Lessons from a leading green economy

Environmental sustainability can at times seem like an insurmountable task, one which would require immense economic and personal sacrifice too overwhelming to consider. Canadian author Chris Turner has set out to demonstrate that not only can this be accomplished, it can be done in a way that serves to improve quality of life and bolster economic prosperity.

On Nov. 22, local not-for-profit Sustainable Waterloo hosted Turner for an event titled “The German Leap: Profiling the World’s Leading Green Economy,” a profile on Germany’s success at creating a sustainable society.

Primarily in the past decade, Germany has undertaken a feed-in-tariff program which has revolutionized concepts of environmental sustainability. The key to their success, claims Turner, has been crossing the gap in a single leap.

“Germany has not simply said ‘let’s change power sources,’ they said ‘how do we get to fundamentally sustainable ways of life?’” Turner said.

The gap, he says, between the current dependence on non-renewable energy sources and unsustainable ways of living, to environment sustainability, cannot be bridged without commitment to radical, absolute change.

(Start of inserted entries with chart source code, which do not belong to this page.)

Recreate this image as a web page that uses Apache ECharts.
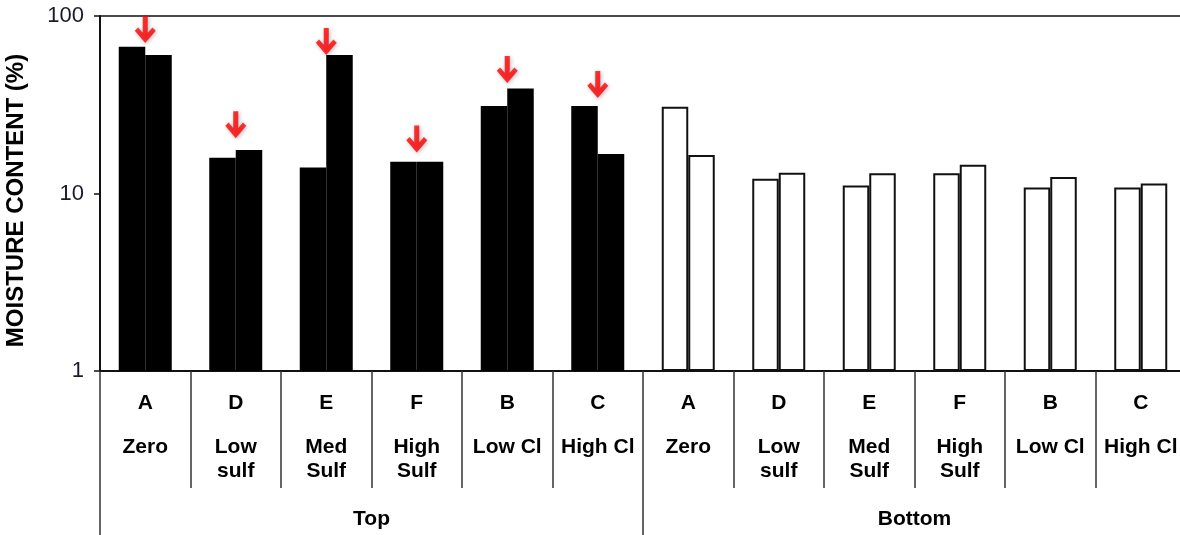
<!DOCTYPE html>
<html>
<head>
<meta charset="utf-8">
<title>Moisture content</title>
<script src="https://cdn.jsdelivr.net/npm/echarts@6/dist/echarts.min.js"></script>
<style>
  html, body { margin: 0; padding: 0; background: #ffffff; }
  #chart { width: 1180px; height: 535px; }
</style>
</head>
<body>
<div id="chart"></div>
<script>
// Treatments, in plotting order, for each sampling depth
const letters = ['A', 'D', 'E', 'F', 'B', 'C'];
const treatments = [['Zero'], ['Low', 'sulf'], ['Med', 'Sulf'], ['High', 'Sulf'], ['Low Cl'], ['High Cl']];
const groups = ['Top', 'Bottom'];

// Moisture content (%) — two measurements per treatment
const topFirst = [67.1, 15.9, 14.0, 15.1, 31.1, 31.1];
const topSecond = [60.3, 17.6, 60.3, 15.1, 39.1, 16.7];
const bottomFirst = [30.8, 12.1, 11.1, 13.0, 10.8, 10.8];
const bottomSecond = [16.5, 13.1, 13.0, 14.5, 12.4, 11.4];

// Red markers above the Top bars (value at the arrow tip)
const arrowTips = [70.5, 20.5, 60.3, 17.0, 41.9, 34.5];

const yTicks = [1, 10, 100];

const FONT = '"Liberation Sans", Arial, sans-serif';

// one category per (group, treatment)
const catKeys = [];
const catLetter = [];
const catLines = [];
groups.forEach(g => letters.forEach((l, i) => {
  catKeys.push(g + ' ' + l);
  catLetter.push(l);
  catLines.push(treatments[i]);
}));

const solid = { color: '#000000', borderColor: '#000000', borderWidth: 0 };
const hollow = { color: '#ffffff', borderColor: '#111111', borderWidth: 2 };

const firstData = topFirst.concat(bottomFirst).map((v, i) => ({ value: v, itemStyle: i < topFirst.length ? solid : hollow }));
const secondData = topSecond.concat(bottomSecond).map((v, i) => ({ value: v, itemStyle: i < topSecond.length ? solid : hollow }));
const arrowData = arrowTips.map((v, i) => [i, v]);

// thick down arrow, tip at the bottom centre
const ARROW = 'path://M7.6,0 L12.4,0 L12.4,15.5 L16.8,10.6 L20,13.6 L10,25 L0,13.6 L3.2,10.6 L7.6,15.5 Z';

const chart = echarts.init(document.getElementById('chart'), null, { renderer: 'canvas' });
chart.setOption({
  animation: false,
  backgroundColor: '#ffffff',
  grid: {
    left: 100, top: 16, width: 1086, height: 355,
    outerBoundsMode: 'none',
    containLabel: false,
    show: true, borderColor: '#111111', borderWidth: 1.5, backgroundColor: 'transparent'
  },
  xAxis: [
    {
      type: 'category',
      data: catKeys,
      position: 'bottom',
      axisLine: { show: true, lineStyle: { color: '#111111', width: 2 } },
      axisTick: { show: true, interval: 0, alignWithLabel: false, length: 117, lineStyle: { color: '#333333', width: 1.5 } },
      axisLabel: {
        interval: 0,
        margin: 0,
        formatter: (v, i) => ['{a|' + catLetter[i] + '}'].concat(catLines[i].map(t => '{b|' + t + '}')).join('\n'),
        rich: {
          a: { fontFamily: FONT, fontWeight: 'bold', fontSize: 21, color: '#000000', lineHeight: 64, align: 'center' },
          b: { fontFamily: FONT, fontWeight: 'bold', fontSize: 21, color: '#000000', lineHeight: 24, align: 'center' }
        }
      }
    },
    {
      type: 'category',
      data: groups,
      position: 'bottom',
      axisLine: { show: false },
      axisTick: { show: true, interval: 0, alignWithLabel: false, length: 170, lineStyle: { color: '#333333', width: 1.5 } },
      axisLabel: {
        interval: 0,
        margin: 136,
        fontFamily: FONT, fontWeight: 'bold', fontSize: 21, color: '#000000', lineHeight: 24
      }
    }
  ],
  yAxis: {
    type: 'log',
    logBase: 10,
    min: yTicks[0],
    max: yTicks[yTicks.length - 1],
    name: 'MOISTURE CONTENT (%)',
    nameLocation: 'middle',
    nameRotate: 90,
    nameGap: 72,
    nameTextStyle: { fontFamily: FONT, fontWeight: 'bold', fontSize: 24, color: '#000000', padding: [0, 14, 0, 0] },
    axisLine: { show: true, lineStyle: { color: '#111111', width: 2 } },
    axisTick: { show: true, length: 6, lineStyle: { color: '#111111', width: 1.5 } },
    minorTick: { show: false },
    splitLine: { show: false },
    axisLabel: { margin: 16, fontFamily: FONT, fontSize: 22, color: '#1a1a2a' }
  },
  series: [
    { name: 'first', type: 'bar', xAxisIndex: 0, barWidth: 26.5, barGap: '0%', data: firstData, z: 2 },
    { name: 'second', type: 'bar', xAxisIndex: 0, barWidth: 26.5, barGap: '0%', data: secondData, z: 2 },
    {
      name: 'marker', type: 'scatter', xAxisIndex: 0, data: arrowData, z: 5,
      symbol: ARROW, symbolSize: [21, 27], symbolOffset: [0, '-50%'],
      itemStyle: { color: '#ff0000', shadowBlur: 4, shadowColor: 'rgba(0,0,0,0.35)', shadowOffsetX: 1, shadowOffsetY: 1 }
    }
  ]
});
</script>
</body>
</html>
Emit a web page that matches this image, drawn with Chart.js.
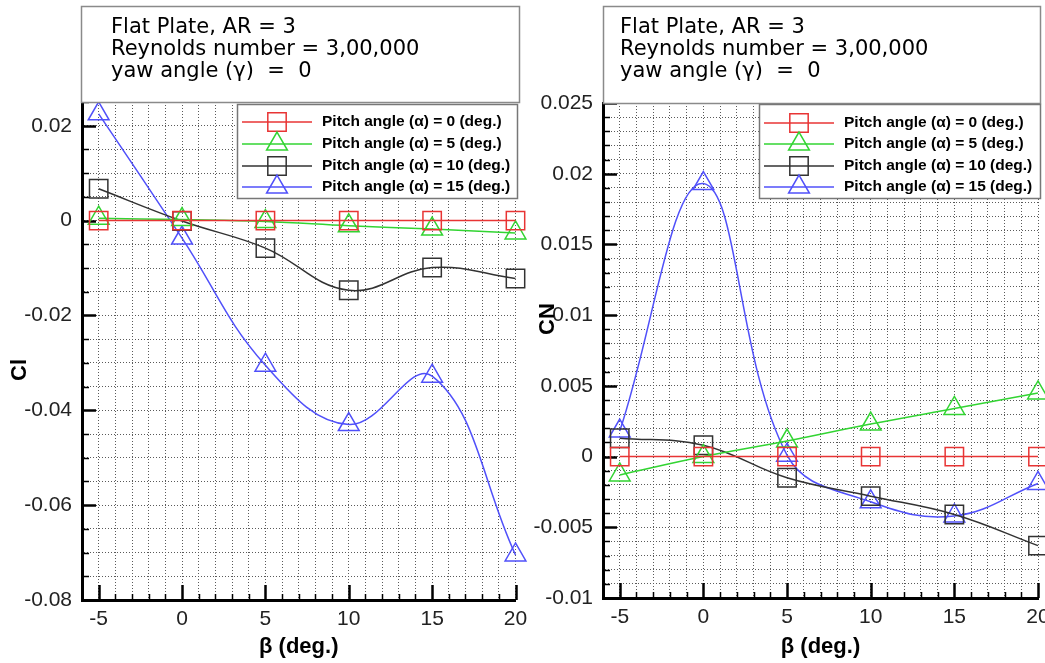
<!DOCTYPE html>
<html><head><meta charset="utf-8">
<script src="https://cdn.jsdelivr.net/npm/chart.js@4.4.1/dist/chart.umd.min.js"></script>
<style>
html,body{margin:0;padding:0;background:#fff;}
#wrap{position:relative;width:1045px;height:663px;overflow:hidden;background:#fff;}
#c1{position:absolute;left:0;top:0;}
#c2{position:absolute;left:530px;top:0;}
</style></head><body>
<div id="wrap"><canvas id="c1" width="530" height="663"></canvas><canvas id="c2" width="536" height="663"></canvas></div>
<script>
// ---- data ----
const beta = [-5, 0, 5, 10, 15, 20];
const seriesNames = ['Pitch angle (\u03b1) = 0 (deg.)', 'Pitch angle (\u03b1) = 5 (deg.)', 'Pitch angle (\u03b1) = 10 (deg.)', 'Pitch angle (\u03b1) = 15 (deg.)'];
const clAlpha0  = [0, 0, 0, 0, 0, 0];
const clAlpha5  = [0.0005, 0.0002, -0.0002, -0.0011, -0.0018, -0.0026];
const clAlpha10 = [0.0067, -0.0001, -0.0058, -0.0147, -0.0099, -0.0122];
const clAlpha15 = [0.0225, -0.0037, -0.0305, -0.0430, -0.0328, -0.0705];
const cnAlpha0  = [0, 0, 0, 0, 0, 0];
const cnAlpha5  = [-0.0013, 0.0000, 0.0011, 0.0023, 0.0034, 0.0045];
const cnAlpha10 = [0.0013, 0.0008, -0.0015, -0.0028, -0.0041, -0.0063];
const cnAlpha15 = [0.0018, 0.0193, 0.0001, -0.0032, -0.0042, -0.0019];
const xTickLabels = [-5, 0, 5, 10, 15, 20];
const clTickLabels = [-0.08, -0.06, -0.04, -0.02, 0, 0.02];
const cnTickLabels = [-0.01, -0.005, 0, 0.005, 0.01, 0.015, 0.02, 0.025];
const titleLines = ['Flat Plate, AR = 3', 'Reynolds number = 3,00,000', 'yaw angle (\u03b3)  =  0'];
const xTitle = '\u03b2 (deg.)';
const clTitle = 'Cl';
const cnTitle = 'CN';

// ---- styles ----
const colors = ['rgb(232,52,52)', 'rgb(50,212,50)', 'rgb(50,50,50)', 'rgb(80,80,250)'];
const styles = ['rect', 'triangle', 'rect', 'triangle'];
const radii = [13, 12, 13, 12];
const tickFont = '"Liberation Sans", Arial, sans-serif';

function has(list, v) { return list.some(t => Math.abs(t - v) < 1e-9); }

function drawMarker(ctx, style, r, x, y) {
  ctx.beginPath();
  if (style === 'rect') {
    const s = Math.SQRT1_2 * r;
    ctx.rect(x - s, y - s, 2 * s, 2 * s);
  } else {
    let rad = 0;
    ctx.moveTo(x + Math.sin(rad) * r, y - Math.cos(rad) * r);
    rad += 2 * Math.PI / 3;
    ctx.lineTo(x + Math.sin(rad) * r, y - Math.cos(rad) * r);
    rad += 2 * Math.PI / 3;
    ctx.lineTo(x + Math.sin(rad) * r, y - Math.cos(rad) * r);
    ctx.closePath();
  }
  ctx.stroke();
}

function makeDecor(conf) {
  return {
    id: 'decor',
    beforeDatasetsDraw(chart) {
      const ctx = chart.ctx, xs = chart.scales.x, ys = chart.scales.y, a = chart.chartArea;
      ctx.save();
      ctx.strokeStyle = '#000';
      xs.ticks.forEach(t => {
        const major = has(xTickLabels, t.value);
        const px = Math.round(xs.getPixelForValue(t.value)) + 0.5;
        ctx.lineWidth = major ? 2.5 : 1.5;
        ctx.beginPath(); ctx.moveTo(px, a.bottom); ctx.lineTo(px, a.bottom - (major ? 15 : 6)); ctx.stroke();
      });
      ys.ticks.forEach(t => {
        const major = has(conf.yLabels, t.value);
        const py = Math.round(ys.getPixelForValue(t.value)) + 0.5;
        ctx.lineWidth = major ? 2.5 : 1.5;
        ctx.beginPath(); ctx.moveTo(a.left, py); ctx.lineTo(a.left + (major ? 14 : 7), py); ctx.stroke();
      });
      ctx.restore();
    },
    afterDraw(chart) {
      const ctx = chart.ctx;
      ctx.save();
      // title box
      const tb = conf.titleBox;
      ctx.fillStyle = '#fff';
      ctx.fillRect(tb[0], tb[1], tb[2], tb[3]);
      ctx.strokeStyle = '#8a8a8a'; ctx.lineWidth = 1.5;
      ctx.strokeRect(tb[0] + 0.5, tb[1] + 0.5, tb[2], tb[3]);
      ctx.fillStyle = '#000';
      ctx.font = '21px "DejaVu Sans", Verdana, sans-serif';
      ctx.textBaseline = 'alphabetic'; ctx.textAlign = 'left';
      titleLines.forEach((l, i) => ctx.fillText(l, conf.titleX, 33 + i * 22));
      // legend box
      const lb = conf.legendBox;
      ctx.fillStyle = '#fff';
      ctx.fillRect(lb[0], lb[1], lb[2], lb[3]);
      ctx.strokeStyle = '#777'; ctx.lineWidth = 1.5;
      ctx.strokeRect(lb[0] + 0.5, lb[1] + 0.5, lb[2], lb[3]);
      ctx.font = 'bold 15.5px ' + tickFont;
      ctx.textBaseline = 'middle';
      conf.legendY.forEach((y, i) => {
        ctx.strokeStyle = colors[i]; ctx.lineWidth = 1.5;
        ctx.beginPath(); ctx.moveTo(conf.legendX0, y); ctx.lineTo(conf.legendX0 + 70, y); ctx.stroke();
        drawMarker(ctx, styles[i], radii[i], conf.legendX0 + 35, y);
        ctx.fillStyle = '#000';
        ctx.fillText(seriesNames[i], conf.legendX0 + 80, y);
      });
      // y axis title
      ctx.translate(conf.yTitlePos[0], conf.yTitlePos[1]);
      ctx.rotate(-Math.PI / 2);
      ctx.font = 'bold 22px ' + tickFont;
      ctx.textAlign = 'center'; ctx.textBaseline = 'middle';
      ctx.fillStyle = '#000';
      ctx.fillText(conf.yTitle, 0, 0);
      ctx.restore();
    }
  };
}

function makeChart(canvasId, series, conf) {
  const datasets = series.map((arr, i) => ({
    label: seriesNames[i],
    data: beta.map((x, j) => ({ x: x, y: arr[j] })),
    borderColor: colors[i],
    borderWidth: 1.5,
    pointStyle: styles[i],
    pointRadius: radii[i],
    pointBorderWidth: 1.5,
    pointBorderColor: colors[i],
    pointBackgroundColor: 'rgba(0,0,0,0)',
    tension: 0.4,
    fill: false,
    clip: false
  }));
  return new Chart(document.getElementById(canvasId), {
    type: 'line',
    data: { datasets },
    options: {
      responsive: false,
      animation: false,
      devicePixelRatio: 1,
      events: [],
      layout: { padding: { left: 0, top: conf.top, right: conf.right, bottom: 0 } },
      plugins: { legend: { display: false }, tooltip: { enabled: false } },
      scales: {
        x: {
          type: 'linear', min: -6, max: 20,
          ticks: {
            stepSize: 1, autoSkip: false, maxRotation: 0, padding: 7,
            font: { family: tickFont, size: 21 }, color: '#222',
            callback: v => has(xTickLabels, v) ? String(v) : ''
          },
          grid: { color: '#5a5a5a', lineWidth: 1, drawTicks: false },
          border: { display: true, color: '#000', width: 3, dash: [1, 2] },
          title: { display: true, text: xTitle, color: '#000',
                   font: { family: tickFont, size: 22, weight: 'bold' }, padding: { top: 0, bottom: 3 } },
          afterFit: s => { s.height = conf.xHeight; s.paddingLeft = 0; s.paddingRight = 0; }
        },
        y: {
          type: 'linear', min: conf.yMin, max: conf.yMax,
          ticks: {
            stepSize: conf.yStep, autoSkip: false, padding: 10,
            font: { family: tickFont, size: 21 }, color: '#222',
            callback: v => has(conf.yLabels, v) ? String(Math.round(v * 1000) / 1000) : ''
          },
          grid: { color: '#5a5a5a', lineWidth: 1, drawTicks: false },
          border: { display: true, color: '#000', width: 3, dash: [1, 2] },
          afterFit: s => { s.width = conf.yWidth; s.paddingTop = 0; s.paddingBottom = 0; }
        }
      }
    },
    plugins: [makeDecor(conf)]
  });
}

makeChart('c1', [clAlpha0, clAlpha5, clAlpha10, clAlpha15], {
  top: 102, right: 14, xHeight: 63, yWidth: 82,
  yMin: -0.08, yMax: 0.025, yStep: 0.005, yLabels: clTickLabels,
  titleBox: [81, 6, 438, 96], titleX: 111,
  legendBox: [237, 104, 280, 94], legendX0: 242, legendY: [122, 144, 166, 187],
  yTitle: clTitle, yTitlePos: [20, 370]
});
makeChart('c2', [cnAlpha0, cnAlpha5, cnAlpha10, cnAlpha15], {
  top: 103, right: 28, xHeight: 65, yWidth: 73,
  yMin: -0.01, yMax: 0.025, yStep: 0.001, yLabels: cnTickLabels,
  titleBox: [73, 6, 437, 97], titleX: 90,
  legendBox: [229, 104, 281, 94], legendX0: 234, legendY: [123, 144, 166, 187],
  yTitle: cnTitle, yTitlePos: [18, 319]
});
</script>
</body></html>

“A lot of times, we think about the little things that we can do, and that’s a lot of pain for little gain,” Turner explained. “It’s not a big jump in terms of the way you live your day to day life and how you operate a business so much as the foundation it sits on, and what it thinks of as the bottom line, sort of embraces sustainability as a concept wholly.”

The switch toward using and developing non-renewable energy technologies has created positive impacts beyond the immediate environmental concerns. According to Turner, renewable energy development is a $50 billion industry in Germany, which has created 300,000 new jobs within a decade.

Conceiving of how making the leap is possible has been difficult for some countries to understand due to the fact that success continues to be measure on the same “yardstick,” said Turner. “We have developed a whole lot of tools for measuring economic success … that are designed basically to continue to reward us for staying on the same track.”

German ingenuity has far exceeded these conceptions. Turner gave the example of entirely sustainable German villages and housing complexes which actually make more energy than they require.

He added, “That’s something that you wouldn’t have been able to measure with the old yardstick, the idea that houses can perform as power plants.”

The German experience is proving that renewable power sources can be more than just a supplement for existing energy sources; they can provide the entire basis to power the system. This contradicts the common belief that “you couldn’t possibly power an industrial economy entirely with renewable energy,” said Turner.

Turner concluded optimistically, “I think that, more than anything, is Germany’s lesson for the world: that there’s really … nothing at all really to fear about making that leap, and really kind of going all the way.”